I was interested in your comment about the films we favor and make being related to personal psychology. Isn't it possible that the situation of the love triangle just happens to be something easily conducive to a masterpiece by your standards? It seems like one of the most common scenarios where constant, semi-manifested emotional tension flourishes.

Sometimes it seems to me that certain artists have a preset to expressing realism or artifice, autobiography or fiction, whether they'd like to or not. And sometimes greatness results from trying to fight these personal presets, and reach a pure compromise. We know Hartley does want to give his audience a good time, and we know Kiarostami doesn't per se, so perhaps a masterpiece happens when Hartley decides to get a little more difficult, and when Kiarostami gets a little easier. In the same vein, when Joni Mitchell downplays her standard complexity, we get songs like "Big Yellow Taxi," and when Bob Dylan goes for more complexity than usual, we get "Desolation Row," in my opinion their best work. This distinction doesn't seem to work so well for people like Hawks and Rohmer, whose conceptions of life and art appear to be perfectly balanced.

I know that even though Hong Sang-soo is my favorite working filmmaker, part of me recognizes that he's doing something similar to what I'm trying to do: use cinema to resolve personal dilemmas. WOMAN ON THE BEACH in particular struck me as more of a diary entry than a story, but this might be how I would describe my own work. Nevertheless, I feel more eager to try to break from this mold than dig deeper into it -- triumph is so often the result of grappling with our own limitations.

Dan Sallitt said...

Sky - that's an interesting take on Hong. It's easy to see a resemblance between his style and yours. But your story structures are easier for me to grasp: some failure or insecurity on the part of your characters derails what was previously a perfectly functional drama and causes it to flatline. Hong's "doubling" tendency is harder for me to grok, and is subtly troubling. Somehow, two-ness throws fiction into question in a way that three-or-more-ness does not....

I suppose it's possible that the love triangle is just a particularly rich storytelling device, and that I'm one of the few who sees it!

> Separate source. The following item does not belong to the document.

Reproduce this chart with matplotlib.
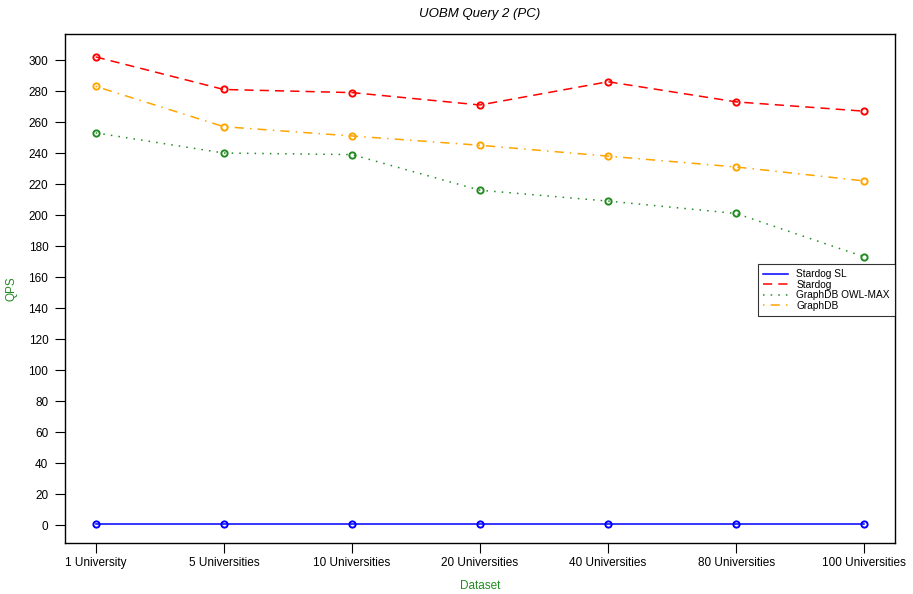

Y'all can see two of Sky's short films online at:

http://baaab.topcities.com/movies.html

Marcelo Gilli said...

Dan (and possibly Sky) - I have reread your (Dan's) post, and am pretty sure now of having grasped all you said. I have also read a bit about Bazin's theory (mostly on a book by one Dudley Andrew) just so I don't stand on too lower grounds than everyone else about what is meant by realism in film. Sorry if my previous posts were a bit unfocused or outright off-topic. I would like to point out, though(and God forbid this causes any ripples between you two), that Sky seems to have misread you: it seems to me that you are ceasing to consider the dichotomy realism-artifice as central to film appreciation/making.
Cheers.

Anonymous said...

Marcelo -

It wasn't my intention to claim that Dan was saying the realism/artifice dichotomy is central to film thought. I meant that it seems central for me personally.

Dan Sallitt said...

Marcelo - I'm just pulling this stuff out of my ear, so you can't really be more unfocused than I am....

If I may make a suggestion, though: there is no substitute for reading Bazin! Commentary on Bazin is often downright misleading, and never seems to capture the man's intelligence.

Marcelo Gilli said...

Sky - Ok. Sorry.

Dan - Thanks for your tip; I plan on reading Bazin's original writings.

Cheers.

Unknown said...

Interesting post - this struck a chord as I have just seen Mishima: A Life In Four Chapters for the first time in a while, to which many of your comments seem particularly pertinent.

Dan Sallitt said...

Colin - I haven't seen Mishima in years, so I can't comment on it in detail. I wasn't wild about it in 1985 - I wonder whether the idea of combining multiple formal approaches might seem less forbidding today.